### What to produce
Exactly reproduce each line of the listing that follows.

### Dataset section
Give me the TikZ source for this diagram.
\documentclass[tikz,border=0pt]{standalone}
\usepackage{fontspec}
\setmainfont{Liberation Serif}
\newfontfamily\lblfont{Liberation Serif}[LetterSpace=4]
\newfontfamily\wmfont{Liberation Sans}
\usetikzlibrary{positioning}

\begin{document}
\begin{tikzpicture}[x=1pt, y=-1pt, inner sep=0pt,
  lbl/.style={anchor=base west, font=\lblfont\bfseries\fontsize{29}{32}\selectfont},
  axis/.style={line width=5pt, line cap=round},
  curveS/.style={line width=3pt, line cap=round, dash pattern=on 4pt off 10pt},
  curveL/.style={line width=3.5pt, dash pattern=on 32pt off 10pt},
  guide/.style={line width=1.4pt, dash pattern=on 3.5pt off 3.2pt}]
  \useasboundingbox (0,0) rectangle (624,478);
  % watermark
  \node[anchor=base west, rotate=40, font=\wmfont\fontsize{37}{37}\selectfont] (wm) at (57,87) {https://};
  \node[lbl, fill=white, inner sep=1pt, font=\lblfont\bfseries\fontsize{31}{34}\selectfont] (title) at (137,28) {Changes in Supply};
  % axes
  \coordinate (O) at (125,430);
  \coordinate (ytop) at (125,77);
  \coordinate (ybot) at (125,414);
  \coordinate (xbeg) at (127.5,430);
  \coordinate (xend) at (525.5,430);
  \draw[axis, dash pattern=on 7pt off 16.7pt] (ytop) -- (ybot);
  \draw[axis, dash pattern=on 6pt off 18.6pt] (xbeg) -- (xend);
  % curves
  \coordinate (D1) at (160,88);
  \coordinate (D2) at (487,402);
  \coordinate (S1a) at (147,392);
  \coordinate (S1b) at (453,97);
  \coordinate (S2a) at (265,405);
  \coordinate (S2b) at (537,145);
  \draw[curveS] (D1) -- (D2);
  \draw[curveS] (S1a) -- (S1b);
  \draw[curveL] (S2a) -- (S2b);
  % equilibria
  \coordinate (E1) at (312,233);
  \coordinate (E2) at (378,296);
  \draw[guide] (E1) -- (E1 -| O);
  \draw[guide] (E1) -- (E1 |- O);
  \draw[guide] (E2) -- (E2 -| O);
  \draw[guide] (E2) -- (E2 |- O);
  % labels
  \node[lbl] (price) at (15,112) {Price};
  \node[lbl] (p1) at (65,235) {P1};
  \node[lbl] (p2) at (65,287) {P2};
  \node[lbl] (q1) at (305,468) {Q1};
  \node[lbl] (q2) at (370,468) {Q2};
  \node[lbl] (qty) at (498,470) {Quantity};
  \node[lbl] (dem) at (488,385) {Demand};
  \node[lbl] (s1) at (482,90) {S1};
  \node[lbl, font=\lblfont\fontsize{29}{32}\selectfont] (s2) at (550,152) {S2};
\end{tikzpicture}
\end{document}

### Response
Give me the TikZ source for this diagram.
\documentclass[tikz,border=0pt]{standalone}
\usepackage{fontspec}
\setmainfont{Liberation Serif}
\newfontfamily\lblfont{Liberation Serif}[LetterSpace=4]
\newfontfamily\wmfont{Liberation Sans}
\usetikzlibrary{positioning}

\begin{document}
\begin{tikzpicture}[x=1pt, y=-1pt, inner sep=0pt,
  lbl/.style={anchor=base west, font=\lblfont\bfseries\fontsize{29}{32}\selectfont},
  axis/.style={line width=5pt, line cap=round},
  curveS/.style={line width=3pt, line cap=round, dash pattern=on 4pt off 10pt},
  curveL/.style={line width=3.5pt, dash pattern=on 32pt off 10pt},
  guide/.style={line width=1.4pt, dash pattern=on 3.5pt off 3.2pt}]
  \useasboundingbox (0,0) rectangle (624,478);
  % watermark
  \node[anchor=base west, rotate=40, font=\wmfont\fontsize{37}{37}\selectfont] (wm) at (57,87) {https://};
  \node[lbl, fill=white, inner sep=1pt, font=\lblfont\bfseries\fontsize{31}{34}\selectfont] (title) at (137,28) {Changes in Supply};
  % axes
  \coordinate (O) at (125,430);
  \coordinate (ytop) at (125,77);
  \coordinate (ybot) at (125,414);
  \coordinate (xbeg) at (127.5,430);
  \coordinate (xend) at (525.5,430);
  \draw[axis, dash pattern=on 7pt off 16.7pt] (ytop) -- (ybot);
  \draw[axis, dash pattern=on 6pt off 18.6pt] (xbeg) -- (xend);
  % curves
  \coordinate (D1) at (160,88);
  \coordinate (D2) at (487,402);
  \coordinate (S1a) at (147,392);
  \coordinate (S1b) at (453,97);
  \coordinate (S2a) at (265,405);
  \coordinate (S2b) at (537,145);
  \draw[curveS] (D1) -- (D2);
  \draw[curveS] (S1a) -- (S1b);
  \draw[curveL] (S2a) -- (S2b);
  % equilibria
  \coordinate (E1) at (312,233);
  \coordinate (E2) at (378,296);
  \draw[guide] (E1) -- (E1 -| O);
  \draw[guide] (E1) -- (E1 |- O);
  \draw[guide] (E2) -- (E2 -| O);
  \draw[guide] (E2) -- (E2 |- O);
  % labels
  \node[lbl] (price) at (15,112) {Price};
  \node[lbl] (p1) at (65,235) {P1};
  \node[lbl] (p2) at (65,287) {P2};
  \node[lbl] (q1) at (305,468) {Q1};
  \node[lbl] (q2) at (370,468) {Q2};
  \node[lbl] (qty) at (498,470) {Quantity};
  \node[lbl] (dem) at (488,385) {Demand};
  \node[lbl] (s1) at (482,90) {S1};
  \node[lbl, font=\lblfont\fontsize{29}{32}\selectfont] (s2) at (550,152) {S2};
\end{tikzpicture}
\end{document}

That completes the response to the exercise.